Dans les villes préindustrielles, la répartition des zones de vie collective active était assez variée. Certains quartiers concentraient tout un secteur d’activité dans leurs limites : ainsi en allait-il souvent des commerces, tassés dans des souks, des fondouks, quelques rues commerçantes ou une place du marché. Les fonctions de direction administrative étaient l’apanage des alentours du palais, comme celles d’administration religieuse l’étaient des alentours de la cathédrale. Mais cette spécialisation n’aboutissait pas toujours à dessiner une opposition nette entre un cœur et des espaces périphériques. Les zones d’activité se regroupaient parfois en un noyau cohérent, mais ce n’était pas une règle absolue. La superficie des villes était limitée, les constructions étaient comprimées dans le périmètre étroit des murailles que les besoins de défense avaient fait édifier. Les déplacements n’étaient jamais longs, et les fonctions centrales pouvaient se répartir entre plusieurs quartiers sans que cela entraîne de gêne.

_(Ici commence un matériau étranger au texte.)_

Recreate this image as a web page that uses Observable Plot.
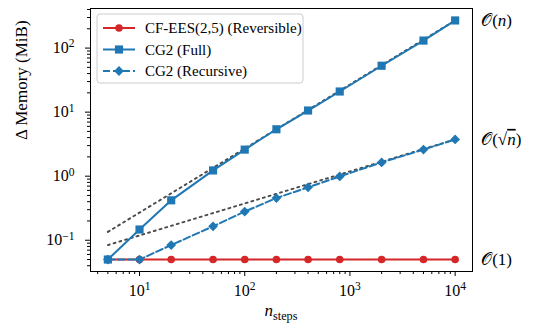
<!DOCTYPE html>
<html><head><meta charset="utf-8">
<script src="https://cdn.jsdelivr.net/npm/d3@7"></script>
<script src="https://cdn.jsdelivr.net/npm/@observablehq/plot@0.6"></script>
<style>body{margin:0;background:#fff}</style>
</head><body><div id="chart"></div>
<script>
const nSteps = [5, 10, 20, 50, 100, 200, 400, 800, 2000, 5000, 10000];
const memReversible = [0.05, 0.05, 0.05, 0.05, 0.05, 0.05, 0.05, 0.05, 0.05, 0.05, 0.05];
const memFull = [0.05, 0.147, 0.42, 1.23, 2.6, 5.4, 10.6, 21, 53, 131, 270];
const memRecursive = [0.05, 0.05, 0.084, 0.165, 0.28, 0.455, 0.67, 0.99, 1.64, 2.6, 3.75];
const refX = [5, 10000];
const refLinear = [0.135, 270];
const refSqrt = [0.084, 3.75];
const seriesNames = ["CF-EES(2,5) (Reversible)", "CG2 (Full)", "CG2 (Recursive)"];
const annotLabels = ["𝒪(n)", "𝒪(√n)", "𝒪(1)"];
const annotY = [270, 3.75, 0.05];
const xMajor = [10, 100, 1000, 10000];
const yMajor = [0.1, 1, 10, 100];

const red = "#d62728", blue = "#1f77b4";
const font = "Liberation Serif, Times New Roman, serif";
const rows = (ys) => nSteps.map((x, i) => ({x, y: ys[i]}));
const refRows = (ys) => refX.map((x, i) => ({x, y: ys[i]}));
const minor = (lo, hi) => { const out = []; for (let e = lo; e <= hi; e++) for (let k = 2; k <= 9; k++) out.push(k * 10 ** e); return out; };
const xMinor = minor(0, 4).filter(v => v > 3.42 && v < 14620);
const yMinor = minor(-2, 2).filter(v => v > 0.0325 && v < 415);
const expFmt = d => "10^" + Math.round(Math.log10(d));

const chart = Plot.plot({
  width: 545, height: 326,
  marginLeft: 90, marginRight: 73, marginTop: 8, marginBottom: 55,
  x: {type: "log", domain: [3.42, 14620]},
  y: {type: "log", domain: [0.0325, 415]},
  style: {fontFamily: font, fontSize: "16px", background: "white", color: "black"},
  marks: [
    Plot.axisX(xMajor, {tickSize: 5, tickPadding: 8, tickFormat: expFmt, label: null, fontSize: 16}),
    Plot.axisX(xMinor, {tickSize: 3, tickFormat: () => "", label: null}),
    Plot.axisY(yMajor, {tickSize: 5, tickPadding: 11, tickFormat: expFmt, label: null, fontSize: 16}),
    Plot.axisY(yMinor, {tickSize: 3, tickFormat: () => "", label: null}),
    Plot.line(refRows(refLinear), {x: "x", y: "y", stroke: "#4a4a4a", strokeWidth: 1.9, strokeDasharray: "2,4"}),
    Plot.line(refRows(refSqrt), {x: "x", y: "y", stroke: "#4a4a4a", strokeWidth: 1.9, strokeDasharray: "2,4"}),
    Plot.line(rows(memReversible), {x: "x", y: "y", stroke: red, strokeWidth: 2}),
    Plot.dot(rows(memReversible), {x: "x", y: "y", fill: red, r: 3.8, symbol: "circle"}),
    Plot.line(rows(memFull), {x: "x", y: "y", stroke: blue, strokeWidth: 2}),
    Plot.dot(rows(memFull), {x: "x", y: "y", fill: blue, r: 4.6, symbol: "square"}),
    Plot.line(rows(memRecursive), {x: "x", y: "y", stroke: blue, strokeWidth: 2, strokeDasharray: "7,3"}),
    Plot.dot(rows(memRecursive), {x: "x", y: "y", fill: blue, r: 4.4, symbol: "diamond2"}),
    Plot.text(annotLabels.map((t, i) => ({t, y: annotY[i]})), {x: () => 10000, y: "y", text: "t", dx: 26, textAnchor: "start", fontSize: 17, clip: false}),
    Plot.text(["Δ Memory (MiB)"], {frameAnchor: "left", rotate: -90, dx: -69, fontSize: 17}),
    Plot.frame({stroke: "black", strokeWidth: 1})
  ]
});
document.getElementById("chart").appendChild(chart);

const svg = d3.select(chart);
svg.selectAll("g[aria-label$='tick label'] text").each(function() {
  const s = d3.select(this); const t = s.text();
  if (!t.startsWith("10^")) return;
  const e = t.slice(3).replace("-", "\u2212");
  s.text("10");
  s.append("tspan").attr("dy", "-0.5em").attr("font-size", "0.72em").text(e);
});
svg.selectAll("text").each(function() {
  const s = d3.select(this); const t = s.text();
  if (!t.startsWith("𝒪(") || t === "𝒪(1)") return;
  const sq = t.includes("√");
  s.text(sq ? "𝒪(√" : "𝒪(");
  const n = s.append("tspan").attr("font-style", "italic").text("n");
  if (sq) n.attr("text-decoration", "overline");
  s.append("tspan").attr("font-style", "normal").text(")");
});
const xl = svg.append("text").attr("x", 281).attr("y", 316).attr("text-anchor", "middle")
  .attr("font-family", font).attr("font-size", 17);
xl.append("tspan").attr("font-style", "italic").text("n");
xl.append("tspan").attr("dy", "0.3em").attr("font-size", "0.72em").text("steps");

const lg = svg.append("g").attr("transform", "translate(97,14)");
lg.append("rect").attr("width", 206).attr("height", 69).attr("rx", 3).attr("fill", "white").attr("fill-opacity", 0.8).attr("stroke", "#cccccc");
const entries = [
  {color: red, dash: null, sym: "circle", r: 3.8},
  {color: blue, dash: null, sym: "square", r: 4.6},
  {color: blue, dash: "7,3", sym: "diamond2", r: 4.4}
];
const symMap = {circle: d3.symbolCircle, square: d3.symbolSquare, diamond2: d3.symbolDiamond2};
entries.forEach((en, i) => {
  const y = 14 + i * 21.5;
  lg.append("line").attr("x1", 6).attr("x2", 38).attr("y1", y).attr("y2", y).attr("stroke", en.color).attr("stroke-width", 2).attr("stroke-dasharray", en.dash);
  lg.append("path").attr("d", d3.symbol(symMap[en.sym], Math.PI * en.r * en.r)()).attr("transform", `translate(22,${y})`).attr("fill", en.color);
  lg.append("text").attr("x", 48).attr("y", y).attr("dy", "0.35em").attr("text-anchor", "start").attr("font-family", font).attr("font-size", 15).text(seriesNames[i]);
});
</script></body></html>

La croissance de la population urbaine, le besoin d’un espace élargi pour habiter ou pour se détendre rendent plus intenses toutes les formes de compétition pour l’usage du sol. Dans le courant du xixe s., on voit s’accentuer la concentration des activités collectives dans un quartier central, sur le modèle de la Cité de Londres. Au-delà, les zones d’habitation ne comportent que le minimum des équipements collectifs nécessaires à la vie : écoles, terrains de sports parfois. Les villes anglaises demeurent, dans l’immense majorité des cas, organisées sur ce modèle.

L’espace urbain est alors réparti entre deux modes d’utilisation : celui des quartiers centraux et celui des zones d’habitation. Celles-ci présentent toutes certains caractères communs : ceux qui y résident n’y travaillent pas ; ils vont quotidiennement dans le centre, où se trouvent les bureaux, les magasins et, souvent aussi, les usines. La plus grande partie de la superficie de l’agglomération n’abrite durant la journée que des ménagères, des vieillards et des enfants.

Ce sont précisément des rythmes qui définissent la vie en banlieue pour le sociologue : la ville du xixe s. et du début du xxe s. n’admet donc, comme division écologique fondamentale, que l’opposition entre les zones centrales et les espaces d’habitations, qui sont tous des banlieues. Les distinctions plus fines qu’apporte l’analyse du paysage, comme celles qu’autorise l’étude de la composition des populations fournissent des nuances au tableau d’ensemble de la ville, mais les subdivisions qu’elles autorisent se situent dans un continuum.

On comprend mieux dès lors pourquoi s’impose la notion large d’agglomération. Au-delà des apparences du paysage, au-delà des distinctions qui sont nées de l’histoire de la ville, une unité existe, qui naît de la prédominance des migrations de travail : c’est en fonction de la géographie de l’emploi que l’on dessine désormais les limites de l’espace urbain.